__DATASET EXTRACT__:

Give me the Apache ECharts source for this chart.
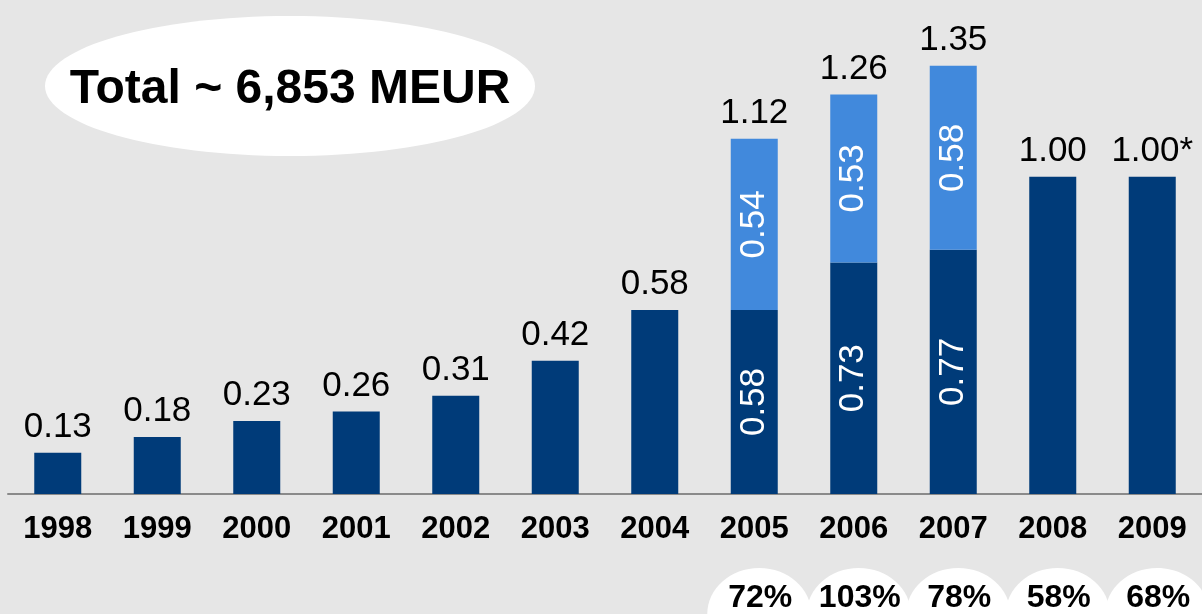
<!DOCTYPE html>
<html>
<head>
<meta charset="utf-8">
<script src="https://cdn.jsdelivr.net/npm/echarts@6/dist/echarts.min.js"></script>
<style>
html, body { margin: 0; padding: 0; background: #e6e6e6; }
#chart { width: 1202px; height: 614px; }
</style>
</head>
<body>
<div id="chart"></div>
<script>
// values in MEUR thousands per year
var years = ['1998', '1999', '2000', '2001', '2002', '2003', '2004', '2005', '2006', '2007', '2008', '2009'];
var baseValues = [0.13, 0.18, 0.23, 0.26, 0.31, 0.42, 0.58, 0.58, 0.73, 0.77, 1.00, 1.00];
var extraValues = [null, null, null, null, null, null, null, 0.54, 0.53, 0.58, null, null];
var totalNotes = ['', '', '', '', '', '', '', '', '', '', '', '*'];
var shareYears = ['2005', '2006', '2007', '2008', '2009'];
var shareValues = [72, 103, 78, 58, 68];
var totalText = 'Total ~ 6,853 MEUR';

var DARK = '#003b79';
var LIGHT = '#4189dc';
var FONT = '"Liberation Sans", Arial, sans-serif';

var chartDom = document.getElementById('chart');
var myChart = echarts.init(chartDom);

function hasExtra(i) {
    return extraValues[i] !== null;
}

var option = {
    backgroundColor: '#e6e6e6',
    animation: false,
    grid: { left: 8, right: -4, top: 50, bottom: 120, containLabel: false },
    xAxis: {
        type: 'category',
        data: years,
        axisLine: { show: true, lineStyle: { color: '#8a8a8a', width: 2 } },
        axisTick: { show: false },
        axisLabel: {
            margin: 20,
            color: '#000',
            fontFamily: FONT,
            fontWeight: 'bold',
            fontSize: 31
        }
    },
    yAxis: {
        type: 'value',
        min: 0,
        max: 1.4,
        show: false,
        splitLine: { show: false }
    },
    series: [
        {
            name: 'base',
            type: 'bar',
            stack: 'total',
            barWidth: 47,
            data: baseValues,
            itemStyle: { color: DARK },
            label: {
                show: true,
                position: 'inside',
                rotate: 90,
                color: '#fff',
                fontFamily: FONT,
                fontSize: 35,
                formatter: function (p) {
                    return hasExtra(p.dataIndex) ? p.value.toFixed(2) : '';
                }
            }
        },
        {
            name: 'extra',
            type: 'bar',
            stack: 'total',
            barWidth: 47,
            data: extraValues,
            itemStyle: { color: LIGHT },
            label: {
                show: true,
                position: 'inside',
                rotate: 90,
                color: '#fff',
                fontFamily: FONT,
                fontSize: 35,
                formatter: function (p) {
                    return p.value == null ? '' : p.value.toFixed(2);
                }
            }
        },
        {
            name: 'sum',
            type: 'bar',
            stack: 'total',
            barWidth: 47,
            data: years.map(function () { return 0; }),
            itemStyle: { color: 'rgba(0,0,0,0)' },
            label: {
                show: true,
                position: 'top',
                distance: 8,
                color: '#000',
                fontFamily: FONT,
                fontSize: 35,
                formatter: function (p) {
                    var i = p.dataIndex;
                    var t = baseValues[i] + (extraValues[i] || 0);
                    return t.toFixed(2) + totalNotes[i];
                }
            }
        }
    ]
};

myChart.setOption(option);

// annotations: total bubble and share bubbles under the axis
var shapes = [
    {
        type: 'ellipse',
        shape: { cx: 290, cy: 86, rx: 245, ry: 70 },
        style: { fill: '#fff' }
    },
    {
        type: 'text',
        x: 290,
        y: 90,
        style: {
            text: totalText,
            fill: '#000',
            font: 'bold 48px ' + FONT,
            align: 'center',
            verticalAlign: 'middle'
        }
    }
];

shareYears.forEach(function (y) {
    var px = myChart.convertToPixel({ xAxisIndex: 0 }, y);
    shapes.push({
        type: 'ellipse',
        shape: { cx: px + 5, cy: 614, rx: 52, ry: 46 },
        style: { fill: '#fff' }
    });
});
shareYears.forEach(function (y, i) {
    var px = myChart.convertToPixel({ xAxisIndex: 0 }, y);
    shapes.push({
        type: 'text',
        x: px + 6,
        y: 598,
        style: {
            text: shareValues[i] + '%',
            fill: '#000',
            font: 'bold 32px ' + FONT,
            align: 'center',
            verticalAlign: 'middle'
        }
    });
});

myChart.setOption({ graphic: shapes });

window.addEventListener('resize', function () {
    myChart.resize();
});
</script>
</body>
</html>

__EXERCISE TASK__:
Reproduce each line word for word and drop the pictures.

__REPLY TO THE EXERCISE__:
Give me the Apache ECharts source for this chart.
<!DOCTYPE html>
<html>
<head>
<meta charset="utf-8">
<script src="https://cdn.jsdelivr.net/npm/echarts@6/dist/echarts.min.js"></script>
<style>
html, body { margin: 0; padding: 0; background: #e6e6e6; }
#chart { width: 1202px; height: 614px; }
</style>
</head>
<body>
<div id="chart"></div>
<script>
// values in MEUR thousands per year
var years = ['1998', '1999', '2000', '2001', '2002', '2003', '2004', '2005', '2006', '2007', '2008', '2009'];
var baseValues = [0.13, 0.18, 0.23, 0.26, 0.31, 0.42, 0.58, 0.58, 0.73, 0.77, 1.00, 1.00];
var extraValues = [null, null, null, null, null, null, null, 0.54, 0.53, 0.58, null, null];
var totalNotes = ['', '', '', '', '', '', '', '', '', '', '', '*'];
var shareYears = ['2005', '2006', '2007', '2008', '2009'];
var shareValues = [72, 103, 78, 58, 68];
var totalText = 'Total ~ 6,853 MEUR';

var DARK = '#003b79';
var LIGHT = '#4189dc';
var FONT = '"Liberation Sans", Arial, sans-serif';

var chartDom = document.getElementById('chart');
var myChart = echarts.init(chartDom);

function hasExtra(i) {
    return extraValues[i] !== null;
}

var option = {
    backgroundColor: '#e6e6e6',
    animation: false,
    grid: { left: 8, right: -4, top: 50, bottom: 120, containLabel: false },
    xAxis: {
        type: 'category',
        data: years,
        axisLine: { show: true, lineStyle: { color: '#8a8a8a', width: 2 } },
        axisTick: { show: false },
        axisLabel: {
            margin: 20,
            color: '#000',
            fontFamily: FONT,
            fontWeight: 'bold',
            fontSize: 31
        }
    },
    yAxis: {
        type: 'value',
        min: 0,
        max: 1.4,
        show: false,
        splitLine: { show: false }
    },
    series: [
        {
            name: 'base',
            type: 'bar',
            stack: 'total',
            barWidth: 47,
            data: baseValues,
            itemStyle: { color: DARK },
            label: {
                show: true,
                position: 'inside',
                rotate: 90,
                color: '#fff',
                fontFamily: FONT,
                fontSize: 35,
                formatter: function (p) {
                    return hasExtra(p.dataIndex) ? p.value.toFixed(2) : '';
                }
            }
        },
        {
            name: 'extra',
            type: 'bar',
            stack: 'total',
            barWidth: 47,
            data: extraValues,
            itemStyle: { color: LIGHT },
            label: {
                show: true,
                position: 'inside',
                rotate: 90,
                color: '#fff',
                fontFamily: FONT,
                fontSize: 35,
                formatter: function (p) {
                    return p.value == null ? '' : p.value.toFixed(2);
                }
            }
        },
        {
            name: 'sum',
            type: 'bar',
            stack: 'total',
            barWidth: 47,
            data: years.map(function () { return 0; }),
            itemStyle: { color: 'rgba(0,0,0,0)' },
            label: {
                show: true,
                position: 'top',
                distance: 8,
                color: '#000',
                fontFamily: FONT,
                fontSize: 35,
                formatter: function (p) {
                    var i = p.dataIndex;
                    var t = baseValues[i] + (extraValues[i] || 0);
                    return t.toFixed(2) + totalNotes[i];
                }
            }
        }
    ]
};

myChart.setOption(option);

// annotations: total bubble and share bubbles under the axis
var shapes = [
    {
        type: 'ellipse',
        shape: { cx: 290, cy: 86, rx: 245, ry: 70 },
        style: { fill: '#fff' }
    },
    {
        type: 'text',
        x: 290,
        y: 90,
        style: {
            text: totalText,
            fill: '#000',
            font: 'bold 48px ' + FONT,
            align: 'center',
            verticalAlign: 'middle'
        }
    }
];

shareYears.forEach(function (y) {
    var px = myChart.convertToPixel({ xAxisIndex: 0 }, y);
    shapes.push({
        type: 'ellipse',
        shape: { cx: px + 5, cy: 614, rx: 52, ry: 46 },
        style: { fill: '#fff' }
    });
});
shareYears.forEach(function (y, i) {
    var px = myChart.convertToPixel({ xAxisIndex: 0 }, y);
    shapes.push({
        type: 'text',
        x: px + 6,
        y: 598,
        style: {
            text: shareValues[i] + '%',
            fill: '#000',
            font: 'bold 32px ' + FONT,
            align: 'center',
            verticalAlign: 'middle'
        }
    });
});

myChart.setOption({ graphic: shapes });

window.addEventListener('resize', function () {
    myChart.resize();
});
</script>
</body>
</html>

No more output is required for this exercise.